Le roman commence ainsi:
"...On a tous une odeur.
Un parfum particulier qui nous transporte, même furtivement, vers les territoires reculés de l'enfance..."
Moi, le lecteur, votre obligé, je suis aussitôt tenté de faire une pause ( déja), de me replonger vite fait dans ces moments privés où, à l'abri des regards ( ou pas), j'approche de mes narines d'un geste tremblant un livre neuf et le dépouille d'un peu de son odeur d'usine.
Nous avons tous nos addictions, des rituels singuliers qui distinguent notre nature, des habitudes que nous partageons souvent secrètement avec les autres d'ailleurs.
L'héroïne de ce roman met d'or et déja la barre très haut.
Nous la percevons rapidement comme quelqu'un d'unique.
"...la mienne, celle du Munster. Ou du camembert.
Et parfois du roquefort. Choisissez parmi les fromages les plus puants...".
Nul besoin de se demander si elle se posera au fil des pages comme un personnage d'attachant, Robin Drew "Birdie" Solo, 13 ans, car elle fait preuve d'une grande sincérité en se confiant à nous et, dans son rituel, n'a probablement pas peur de déplaire.
On aime déja.
D'ailleurs le fromage est une affaire de famille, son père est le fondateur du commerce familial: une fromagerie.
On ne va tout de même pas se renier soi-même.
Les jeunes lecteurs ados devraient se régaler de bien plus que du fromage.
La verve de l'auteure Dana Reinhardt pour décrire les gens ordinaires est aussi tendre, juste, caustique que la plume de
Susin Nielsen, auteure pour ados que nous apprécions chez Hélium.
Avec Susin, nous rions beaucoup car les points de vue de ces jeunes héros font à chaque fois mouche sur la nature humaine des adultes.
L'héroïne Robin est, malgré ses 13 ans, de cette trempe d'ados qui semblent avoir grandi trop vite et à qui les grands ne peuvent plus raconter d'histoires pour justifier leurs comportements trop humains, dirions-nous.
C'est la période de l'été et le roman nous place dans un sentiment de flottement.
C'est la puberté et Robin, qu'elle le veuille ou non, sent bien qu'il y a du changement.
Les autres lui font remarquer qu'à son âge, elle n'est pas très gourmande de popularité.

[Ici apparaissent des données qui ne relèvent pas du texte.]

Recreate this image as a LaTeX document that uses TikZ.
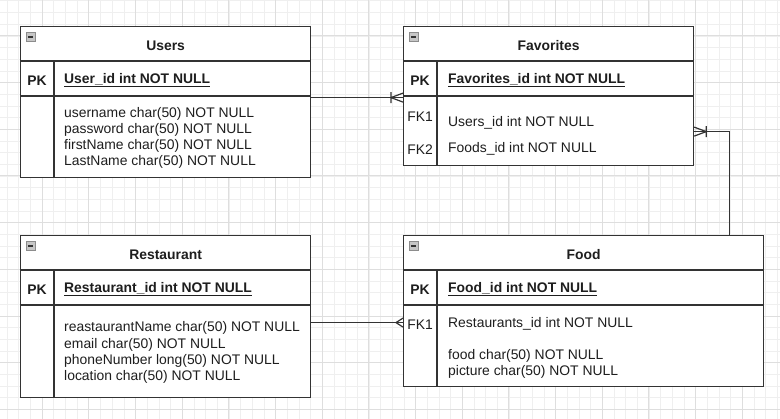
\documentclass[tikz,border=0pt]{standalone}
\usepackage{fontspec}
\setmainfont{Liberation Sans}
\usetikzlibrary{positioning}
\usetikzlibrary{calc}

\definecolor{gridminor}{HTML}{EFEFEF}
\definecolor{gridmajor}{HTML}{DEDEDE}
\definecolor{edge}{HTML}{333333}
\definecolor{ink}{HTML}{1E1E1E}

\begin{document}
\begin{tikzpicture}[x=1pt, y=-1pt,
    tbl/.style={rectangle, draw=edge, line width=1.2pt, fill=white, anchor=north west, inner sep=0pt},
    rule/.style={draw=edge, line width=1.2pt},
    conn/.style={draw=edge, line width=1.2pt},
    minusbox/.style={rectangle, draw=gray!90, fill=gray!45, minimum size=9pt, inner sep=0pt,
      path picture={\draw[edge, line width=1.4pt] ([xshift=1.8pt]path picture bounding box.west) -- ([xshift=-1.8pt]path picture bounding box.east);}},
    field/.style={anchor=west, inner sep=0pt, yshift=-1.3pt, text=ink, font=\fontsize{13.9}{16}\selectfont},
    keyfield/.style={field, font=\fontsize{13.9}{16}\selectfont\bfseries},
    title/.style={inner sep=0pt, yshift=-1.3pt, text=ink, font=\fontsize{13.9}{16}\selectfont\bfseries},
    pkl/.style={inner sep=0pt, yshift=-1.3pt, text=ink, font=\fontsize{13.9}{16}\selectfont\bfseries},
    fkl/.style={inner sep=0pt, yshift=-1.3pt, text=ink, font=\fontsize{13.9}{16}\selectfont},
    many/.pic={\draw[edge, line width=1.2pt] (-7,0) -- (0,-4.5) (-7,0) -- (0,4.5);},
    onemany/.pic={\draw[edge, line width=1.2pt] (-12,0) -- (0,-4.5) (-12,0) -- (0,4.5) (-12,-5.5) -- (-12,5.5);}]

        \useasboundingbox (0,0) rectangle (780,419);

        % Background grid
        \foreach \i in {0,...,66} {
          \draw[gridminor, line width=0.8pt] ({7.2+\i*11.67},0) -- ({7.2+\i*11.67},419);
        }
        \foreach \i in {0,...,35} {
          \draw[gridminor, line width=0.8pt] (0,{0.9+\i*11.67}) -- (780,{0.9+\i*11.67});
        }
        \foreach \i in {0,...,16} {
          \draw[gridmajor, line width=0.9pt] ({42.1+\i*46.68},0) -- ({42.1+\i*46.68},419);
        }
        \foreach \i in {0,...,8} {
          \draw[gridmajor, line width=0.9pt] (0,{35.9+\i*46.68}) -- (780,{35.9+\i*46.68});
        }

        % Tables: name / left / top / width / height
        \foreach \n/\x/\y/\w/\h in {users/20/26/290/151, fav/403/26/290/139, rest/20/235/290/162, food/403/235/360/151} {
          \node[tbl, minimum width=\w, minimum height=\h] (\n) at (\x,\y) {};
          \draw[rule] ([yshift=-35pt]\n.north west) -- ([yshift=-35pt]\n.north east);
          \draw[rule] ([yshift=-70pt]\n.north west) -- ([yshift=-70pt]\n.north east);
          \draw[rule] ([shift={(34pt,-35pt)}]\n.north west) -- ([xshift=34pt]\n.south west);
          \node[minusbox] (\n-min) at ([shift={(10.5pt,-11pt)}]\n.north west) {};
        }

        % Users
        \node[title] (users-title) at ([yshift=-18pt]users.north) {Users};
        \node[pkl] (users-pk) at (37,79) {PK};
        \node[keyfield] (users-key) at (64,79) {\underline{User\_id int NOT NULL}};
        \foreach \txt [count=\i] in {username char(50) NOT NULL, password char(50) NOT NULL, firstName char(50) NOT NULL, LastName char(50) NOT NULL} {
          \node[field] (users-f\i) at (64,{113+(\i-1)*16}) {\txt};
        }

        % Favorites
        \node[title] (fav-title) at ([yshift=-18pt]fav.north) {Favorites};
        \node[pkl] (fav-pk) at (420,79) {PK};
        \node[keyfield] (fav-key) at (448,79) {\underline{Favorites\_id int NOT NULL}};
        \node[fkl] (fav-fk1) at (420,115) {FK1};
        \node[field] (fav-f1) at (448,122) {Users\_id int NOT NULL};
        \node[fkl] (fav-fk2) at (420,148) {FK2};
        \node[field] (fav-f2) at (448,148) {Foods\_id int NOT NULL};

        % Restaurant
        \node[title] (rest-title) at ([yshift=-18pt]rest.north) {Restaurant};
        \node[pkl] (rest-pk) at (37,288) {PK};
        \node[keyfield] (rest-key) at (64,288) {\underline{Restaurant\_id int NOT NULL}};
        \foreach \txt [count=\i] in {reastaurantName char(50) NOT NULL, email char(50) NOT NULL, phoneNumber long(50) NOT NULL, location char(50) NOT NULL} {
          \node[field] (rest-f\i) at (64,{327+(\i-1)*16.3}) {\txt};
        }

        % Food
        \node[title] (food-title) at ([yshift=-18pt]food.north) {Food};
        \node[pkl] (food-pk) at (420,288) {PK};
        \node[keyfield] (food-key) at (448,288) {\underline{Food\_id int NOT NULL}};
        \node[fkl] (food-fk1) at (420,323) {FK1};
        \node[field] (food-f1) at (448,323) {Restaurants\_id int NOT NULL};
        \node[field] (food-f2) at (448,355) {food char(50) NOT NULL};
        \node[field] (food-f3) at (448,371) {picture char(50) NOT NULL};

        % Relations
        \draw[conn] ([yshift=4.5pt]users.east) -- ([yshift=4.5pt]users.east -| fav.west) pic {onemany};
        \draw[conn] ([yshift=-35.5pt]fav.east) pic[rotate=180] {onemany} -| ([xshift=-35pt]food.north east);
        \draw[conn] ([yshift=-6pt]rest.east) -- ([yshift=-6pt]rest.east -| food.west) pic {many};

      \end{tikzpicture}
\end{document}
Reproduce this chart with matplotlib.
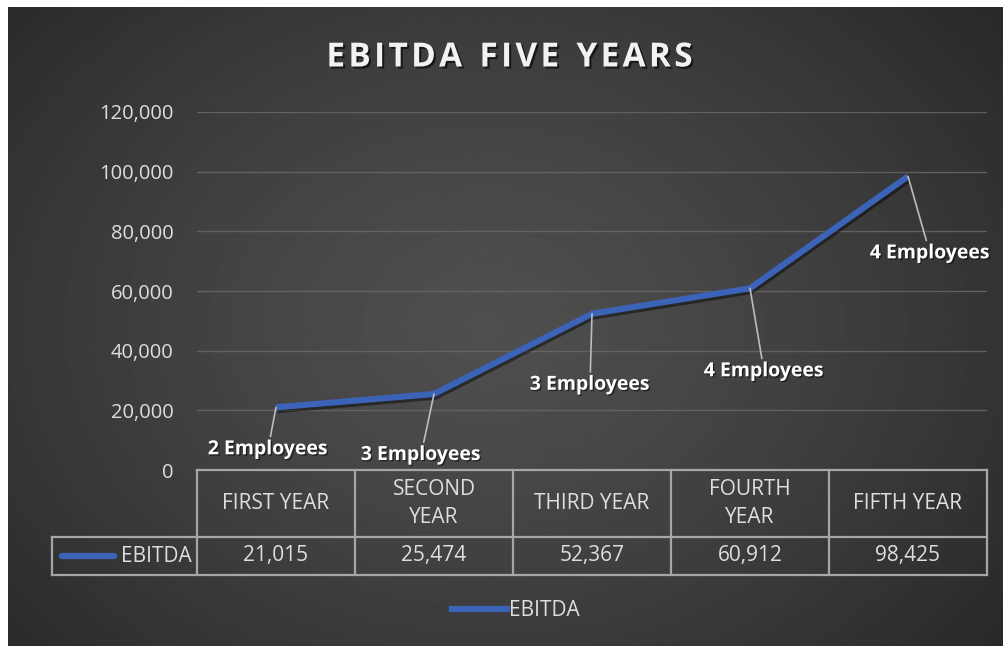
import numpy as np
import matplotlib.pyplot as plt
import matplotlib.patheffects as pe
from matplotlib.lines import Line2D

plt.rcParams['font.family'] = ['Open Sans', 'DejaVu Sans']

years = ["FIRST YEAR", "SECOND\nYEAR", "THIRD YEAR", "FOURTH\nYEAR", "FIFTH YEAR"]
ebitda = [21015, 25474, 52367, 60912, 98425]
staff = ["2 Employees", "3 Employees", "3 Employees", "4 Employees", "4 Employees"]
yticks = [0, 20000, 40000, 60000, 80000, 100000, 120000]

# label offsets from each point, in pixels
label_offsets = [(-8, -42), (-13, -61), (-2, -71), (14, -83), (22, -77)]

W, H = 1004, 646
BLUE = '#3b63b7'
TXT = '#dedede'
fig = plt.figure(figsize=(W / 100, H / 100), dpi=100, facecolor='white')

# dark panel with a soft radial gradient
bg = fig.add_axes([8 / W, 0, (W - 8) / W, (H - 7) / H])
yy, xx = np.mgrid[0:1:320j, 0:1:500j]
r = np.hypot((xx - 0.48) / 0.7, (yy - 0.5) / 0.85)
shade = 0.31 - 0.16 * np.clip(r, 0, 1) ** 1.3
bg.imshow(shade, cmap='gray', vmin=0, vmax=1, aspect='auto', interpolation='bilinear')
bg.axis('off')

# main line plot
ax = fig.add_axes([197 / W, 1 - 470 / H, 790 / W, 358 / H])
ax.set_facecolor('none')
x = np.arange(len(ebitda))
ax.plot(x, ebitda, color=BLUE, lw=4.4, solid_joinstyle='miter', solid_capstyle='butt',
        path_effects=[pe.SimpleLineShadow(offset=(1, -2), shadow_color='black', alpha=0.45),
                      pe.Normal()], zorder=3)
ax.set_xlim(-0.5, len(ebitda) - 0.5)
ax.set_ylim(0, 120000)
ax.set_yticks(yticks)
ax.set_yticklabels([f"{v:,}" for v in yticks], color=TXT, fontsize=14.5)
ax.set_xticks([])
ax.tick_params(axis='y', length=0, pad=17)
ax.grid(axis='y', color='#6a6a6a', lw=1.0, alpha=0.8)
for s in ax.spines.values():
    s.set_visible(False)

for i, (lab, off) in enumerate(zip(staff, label_offsets)):
    ax.annotate(lab, xy=(i, ebitda[i]), xytext=off, textcoords='offset pixels',
                ha='center', va='center', color='white', fontsize=14, fontweight='bold',
                arrowprops=dict(arrowstyle='-', color='#bdbdbd', lw=1.2, shrinkA=0, shrinkB=0),
                path_effects=[pe.withSimplePatchShadow(offset=(1, -1), shadow_rgbFace='black', alpha=0.5)],
                zorder=4)

title = "\u200a".join("EBITDA FIVE YEARS").replace("\u200a \u200a", "  ")
fig.text(510 / W, 1 - 58 / H, title,
         ha='center', va='center', color='#f2f2f2', fontsize=24, fontweight='bold',
         path_effects=[pe.withSimplePatchShadow(offset=(1.5, -1.5), shadow_rgbFace='black', alpha=0.6)])

# data table under the plot, in pixel coordinates
ov = fig.add_axes([0, 0, 1, 1])
ov.set_xlim(0, W)
ov.set_ylim(H, 0)
ov.axis('off')

edges = [ax.transData.transform((i - 0.5, 0))[0] for i in range(len(ebitda) + 1)]
top, mid, bot = 470, 537, 575
left = 52
lc = '#a6a6a6'
ov.plot([edges[0], edges[-1]], [top, top], color=lc, lw=1.6)
ov.plot([left, edges[-1]], [mid, mid], color=lc, lw=1.6)
ov.plot([left, edges[-1]], [bot, bot], color=lc, lw=1.6)
ov.plot([left, left], [mid, bot], color=lc, lw=1.6)
for e in edges:
    ov.plot([e, e], [top, bot], color=lc, lw=1.6)
for i in range(len(ebitda)):
    cx = (edges[i] + edges[i + 1]) / 2
    ov.text(cx, (top + mid) / 2, years[i], ha='center', va='center', color=TXT,
            fontsize=15, linespacing=1.45)
    ov.text(cx, (mid + bot) / 2, f"{ebitda[i]:,}", ha='center', va='center', color=TXT,
            fontsize=15)
ov.add_line(Line2D([62, 114], [556, 556], color=BLUE, lw=4.5, solid_capstyle='round'))
ov.text(192, (mid + bot) / 2, "EBITDA", ha='right', va='center', color=TXT, fontsize=15)

fig.legend(handles=[Line2D([], [], color=BLUE, lw=4.5)], labels=["EBITDA"],
           loc='center', bbox_to_anchor=(516 / W, 1 - 611 / H), frameon=False,
           handlelength=2.6, handletextpad=0.1, labelcolor=TXT, fontsize=15)

fig.savefig('out.png', dpi=100, facecolor='white')
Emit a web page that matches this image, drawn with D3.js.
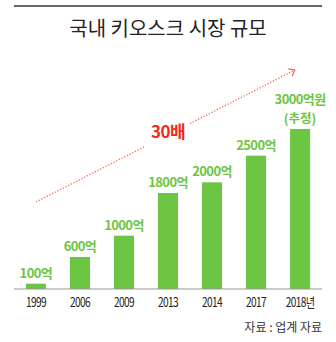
<!DOCTYPE html>
<html>
<head>
<meta charset="utf-8">
<script src="https://cdn.jsdelivr.net/npm/d3@7"></script>
<style>
  body { margin: 0; background: #fff; }
  svg { display: block; font-family: "Noto Sans CJK KR", "Noto Sans", sans-serif; }
</style>
</head>
<body>
<svg id="chart" width="336" height="342"></svg>
<script>
// 국내 키오스크 시장 규모 (단위: 억원)
const years = ["1999", "2006", "2009", "2013", "2014", "2017", "2018년"];
const values = [100, 600, 1000, 1800, 2000, 2500, 3000];
const valueLabels = ["100억", "600억", "1000억", "1800억", "2000억", "2500억", "3000억원"];
const noteLabel = "(추정)";
const title = "국내 키오스크 시장 규모";
const growthLabel = "30배";
const source = "자료 : 업계 자료";

const plotLeft = 14, plotRight = 322, plotBase = 289, plotTop = 129;
const green = "#6cc543";
const red = "#ee2b1c";

const svg = d3.select("#chart");

// top rule + title
svg.append("line").attr("x1", plotLeft).attr("x2", plotRight).attr("y1", 6).attr("y2", 6)
  .attr("stroke", "#333").attr("stroke-width", 1.5);
svg.append("text").attr("x", 168).attr("y", 36).attr("text-anchor", "middle")
  .attr("font-size", 20).attr("fill", "#222").attr("font-weight", 400)
  .text(title);

const x = d3.scaleBand().domain(years).range([plotLeft, plotRight]).paddingInner(0.545).paddingOuter(0.27);
const y = d3.scaleLinear().domain([0, 3000]).range([plotBase, plotTop]);

// growth arrow (dotted) with a gap for the label
const x0 = x(years[0]) + x.bandwidth() / 2, y0 = plotBase - 87;
const x1 = x(years[6]) + 5, y1 = 70;
const lineAt = t => [x0 + (x1 - x0) * t, y0 + (y1 - y0) * t];
const tGap0 = (145 - x0) / (x1 - x0), tGap1 = (190 - x0) / (x1 - x0);
const arrowColor = "#f4745c";
[[0, tGap0], [tGap1, 1]].forEach(([a, b]) => {
  const p = lineAt(a), q = lineAt(b);
  svg.append("line").attr("x1", p[0]).attr("y1", p[1]).attr("x2", q[0]).attr("y2", q[1])
    .attr("stroke", arrowColor).attr("stroke-width", 1.3).attr("stroke-dasharray", "1.4,1.6");
});
// arrowhead
const ang = Math.atan2(y1 - y0, x1 - x0);
const hl = 7;
[Math.PI * 0.8, -Math.PI * 0.8].forEach(da => {
  svg.append("line").attr("x1", x1).attr("y1", y1)
    .attr("x2", x1 + hl * Math.cos(ang + da)).attr("y2", y1 + hl * Math.sin(ang + da))
    .attr("stroke", arrowColor).attr("stroke-width", 1.3);
});
svg.append("text").attr("x", 168).attr("y", 138).attr("text-anchor", "middle")
  .attr("font-size", 17).attr("font-weight", 700).attr("fill", red)
  .attr("letter-spacing", -0.5).text(growthLabel);

// bars
svg.selectAll("rect.bar").data(values).join("rect").attr("class", "bar")
  .attr("x", (d, i) => x(years[i]))
  .attr("y", d => y(d))
  .attr("width", x.bandwidth())
  .attr("height", d => plotBase - y(d))
  .attr("fill", green);

// value labels
svg.selectAll("text.val").data(values).join("text").attr("class", "val")
  .attr("x", (d, i) => x(years[i]) + x.bandwidth() / 2)
  .attr("y", (d, i) => i === 6 ? y(d) - 25 : y(d) - 6)
  .attr("text-anchor", "middle")
  .attr("font-size", 13).attr("font-weight", 700).attr("fill", green)
  .attr("letter-spacing", -0.6)
  .text((d, i) => valueLabels[i]);
svg.append("text")
  .attr("x", x(years[6]) + x.bandwidth() / 2)
  .attr("y", y(values[6]) - 6)
  .attr("text-anchor", "middle")
  .attr("font-size", 12.5).attr("font-weight", 700).attr("fill", green)
  .text(noteLabel);

// baseline axis
const axis = svg.append("g").attr("transform", `translate(0,${plotBase})`)
  .call(d3.axisBottom(x).tickSize(0).tickPadding(0));
axis.select(".domain").attr("d", `M${plotLeft},0H${plotRight}`).attr("stroke", "#999").attr("stroke-width", 1);
axis.selectAll(".tick text")
  .attr("font-family", "'Noto Sans CJK KR', sans-serif")
  .attr("font-size", 13).attr("fill", "#222").attr("dy", 0).attr("y", 0)
  .attr("transform", "translate(0,18) scale(0.78,1)")
  .attr("letter-spacing", -0.8);

// source note
svg.append("text").attr("x", plotRight).attr("y", 332).attr("text-anchor", "end")
  .attr("font-size", 12).attr("fill", "#333").text(source);
</script>
</body>
</html>
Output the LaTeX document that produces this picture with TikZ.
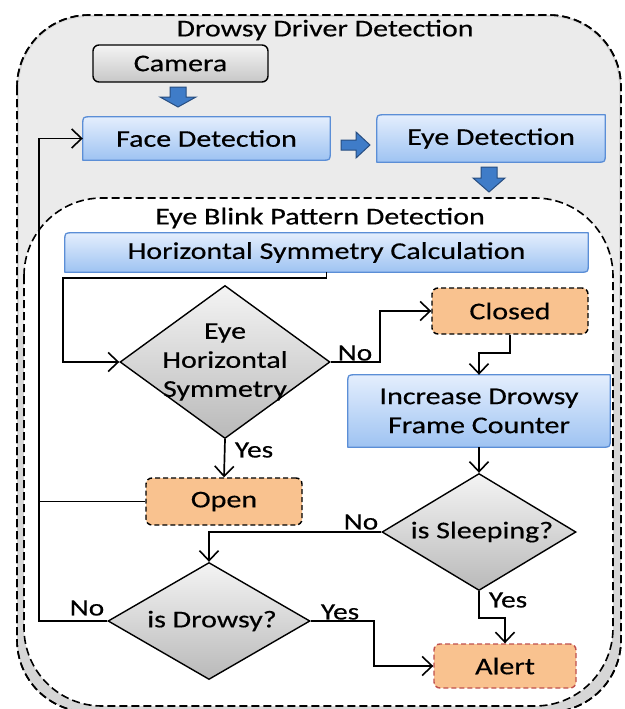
\documentclass[tikz,border=0pt]{standalone}
\usepackage{fontspec}
\setmainfont[FakeStretch=1.25,FakeBold=0.4]{Carlito}
\usetikzlibrary{arrows.meta,shapes.geometric}
\definecolor{outerfill}{HTML}{EBEBEB}
\definecolor{gapfill}{HTML}{D6D6D6}
\definecolor{blueTop}{HTML}{E4EEFD}
\definecolor{blueBot}{HTML}{9EC3F2}
\definecolor{blueEdge}{HTML}{5B8ED6}
\definecolor{arrowFill}{HTML}{3F7CC8}
\definecolor{arrowEdge}{HTML}{274D80}
\definecolor{orangeFill}{HTML}{F9C28F}
\definecolor{alertEdge}{HTML}{C0504D}
\definecolor{grayTop}{HTML}{F4F4F4}
\definecolor{grayBot}{HTML}{B9B9B9}
\tikzset{
  txt/.style={font=\fontsize{24}{28}\selectfont, inner sep=0pt},
  lbl/.style={font=\fontsize{23.5}{26}\selectfont, inner sep=0pt},
  ttl/.style={font=\fontsize{24}{28}\selectfont, inner sep=0pt},
  slot/.style={inner sep=0pt, font=\fontsize{24}{28}\selectfont},
  bluebody/.style={draw=blueEdge, line width=1.3pt, top color=blueTop, bottom color=blueBot, line join=round},
  camerabox/.style={slot, draw=black, line width=1.4pt, rounded corners=6pt, top color=grayTop, bottom color=grayBot!80},
  statebox/.style={slot, draw=black, line width=1.4pt, dashed, dash pattern=on 5pt off 3pt, rounded corners=6pt, fill=orangeFill},
  alertbox/.style={statebox, draw=alertEdge},
  decision/.style={diamond, draw=black, line width=1.4pt, inner sep=0pt, top color=grayTop, bottom color=grayBot, shape aspect=1},
  link/.style={line width=1.7pt, draw=black},
  arr/.style={link, -{Straight Barb[length=10pt,width=19pt,line width=1.6pt]}},
  blockarrow/.style={fill=arrowFill, draw=arrowEdge, line width=1pt, line join=miter},
  container/.style={draw=black, line width=1.6pt, dash pattern=on 8pt off 4pt, rounded corners=72pt}
}
% round diagonal corner rectangle: top-left and bottom-right rounded
\newcommand{\diagframe}[1]{%
  \path[bluebody] ([xshift=8pt]#1.north west) -- (#1.north east) -- ([yshift=8pt]#1.south east)
    .. controls (#1.south east) .. ([xshift=-8pt]#1.south east) -- (#1.south west)
    -- ([yshift=-8pt]#1.north west) .. controls (#1.north west) .. ([xshift=8pt]#1.north west) -- cycle;}
\begin{document}
\begin{tikzpicture}[x=1pt,y=-1pt]
\useasboundingbox (0,0) rectangle (624,709);
% containers
\path[container, fill=gapfill] (17,15) rectangle (621,712);
\path[fill=outerfill, rounded corners=70pt] (19,17) rectangle (619,200);
\path[fill=outerfill] (19,120) rectangle (619,330);
\path[container, fill=white, rounded corners=78pt] (24,198) rectangle (613,706);
\path[container, fill=none] (17,15) rectangle (621,712);
\node[ttl] (title1) at (325,30) {Drowsy Driver Detection};
\node[ttl] (title2) at (320,218) {Eye Blink Pattern Detection};

% process boxes (shape slots)
\node[camerabox, minimum width=175pt, minimum height=37pt] (camera) at (180.5,63.5) {Camera};
\node[slot, minimum width=247pt, minimum height=43pt] (face) at (206.5,138.5) {};
\node[slot, minimum width=228pt, minimum height=47pt] (eye) at (491,138.5) {};
\node[slot, minimum width=523pt, minimum height=39pt] (hsc) at (326.5,252.5) {};
\node[slot, minimum width=262pt, minimum height=72pt] (idfc) at (479,411) {};
\diagframe{face}
\diagframe{eye}
\diagframe{hsc}
\diagframe{idfc}
\node[txt] at (face) {Face Detection};
\node[txt] at (eye) {Eye Detection};
\node[txt] at (hsc) {Horizontal Symmetry Calculation};
\node[txt, align=center] at (idfc) {Increase Drowsy\\[1pt]Frame Counter};

\node[statebox, minimum width=156pt, minimum height=46pt] (closed) at (510,311) {Closed};
\node[statebox, minimum width=156pt, minimum height=47pt] (open) at (224,501.5) {Open};
\node[alertbox, minimum width=142pt, minimum height=44pt] (alert) at (505,666) {Alert};

\node[decision, minimum width=210pt, minimum height=153pt] (d1) at (225,362) {};
\node[txt, align=center] at (d1) {Eye\\[1pt]Horizontal\\[1pt]Symmetry};
\node[decision, minimum width=194pt, minimum height=117pt] (d2) at (479,532) {};
\node[txt] at ([xshift=3pt]d2.center) {is Sleeping?};
\node[decision, minimum width=202pt, minimum height=117pt] (d3) at (209,621) {};
\node[txt] at ([xshift=3pt]d3.center) {is Drowsy?};

% block arrows
\path[blockarrow] (170,87) -- (186,87) -- (186,97) -- (196,97) -- (178,107) -- (160,97) -- (170,97) -- cycle;
\path[blockarrow] (341,140) -- (356,140) -- (356,132) -- (370,145) -- (356,158) -- (356,150) -- (341,150) -- cycle;
\path[blockarrow] (481,167) -- (497,167) -- (497,178) -- (505,178) -- (489,192) -- (473,178) -- (481,178) -- cycle;

% connectors
\coordinate (c1) at (63,278);
\coordinate (c2) at (380,362);
\coordinate (c3) at (479,353);
\coordinate (c4) at (39,621);
\coordinate (c5) at (479,618);
\coordinate (c6) at (374,621);
\draw[arr] (hsc.south) |- (c1) |- (d1.west);
\draw[arr] (d1.east) -- (c2) |- (closed.west);
\draw[arr] (closed.south) |- (c3) -- (idfc.north);
\draw[arr] (d1.south) -- (open.north);
\draw[link] (open.west) -- (c4 |- open.west);
\draw[arr] (d3.west) -- (c4) |- (face.west);
\draw[arr] (idfc.south) -- (d2.north);
\draw[arr] (d2.west) -| (d3.north);
\draw[arr] (d2.south) -- (c5) -| (alert.north);
\draw[arr] (d3.east) -- (c6) |- (alert.west);

% labels
\node[lbl] (no1) at (355,353) {No};
\node[lbl] (yes1) at (254,450) {Yes};
\node[lbl] (no2) at (361,522) {No};
\node[lbl] (no3) at (87,608) {No};
\node[lbl] (yes2) at (340,612) {Yes};
\node[lbl] (yes3) at (508,600) {Yes};
\end{tikzpicture}
\end{document}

Du coup, elle s'interroge, constate avec une inquiétude croissante qu'elle s'éloigne du moule général, le genre de questions qui ne l'auraient pas probablement soucié auparavant.
Les filles de son école pensent et rêve "garçons".
Où en est-elle avec le sujet?
Dana Reinhardt dresse deux figures qui vont la faire réfléchir pour les vacances: Nick, 19 ans et Emmett, 13 ans.
Nick, l'apprenti du magasin, est de loin la figure la plus masculine qu'elle connaisse et en plus, il est beau gosse (selon ses critères).
Emmett arrivera à point nommé à un moment où son nouvel âge de raison ( 13 ans) va faire vaciller les illusions amoureuses de Robin et réduire ses fantasmes à néant.
Nick est trop vieux et d'ailleurs, c'était un signe, il lui tapote régulièrement la tête gentiment, comme le ferait une personne plus âgée avec une enfant.
Emmett est un nouveau garçon dans le quartier, il n'est pas élève dans son école.
Il cultive à la fois une spontanéité très attractive mais aussi beaucoup de mystères autour de son propre quotidien qui inciteront Robin à s'en rapprocher.
Qu'il est rassurant de partager autant de points communs avec un garçon et en plus, un garçon de son âge.
L'auteure nous fait sourire, persistant et signant à fournir matière à douter chez son jeune personnage, à hésiter entre ses deux fantasmes tandis que, nous le lisons, les choses sont très claires dans son esprit pourtant.
Ah les doux sentiments...c'est compliqué de lutter.
L'affaire "Emmett" sera l'occasion pour Robin d'envisager une situation familiale complètement différente de la sienne.
Que se passe t-il lorsqu'un ado de son âge se trouve obligé de faire les poubelles de sa fromagerie?
"
L'été où j'ai appris à voler" sera un passage tout de même, le doux tremplin de l'enfance à la grande adolescence, en douceur.
Ca se lit avec facilité, on sourit beaucoup et mère et fille auront des choses à se dire.
Ce n'est pas simple non plus d'élever une ado.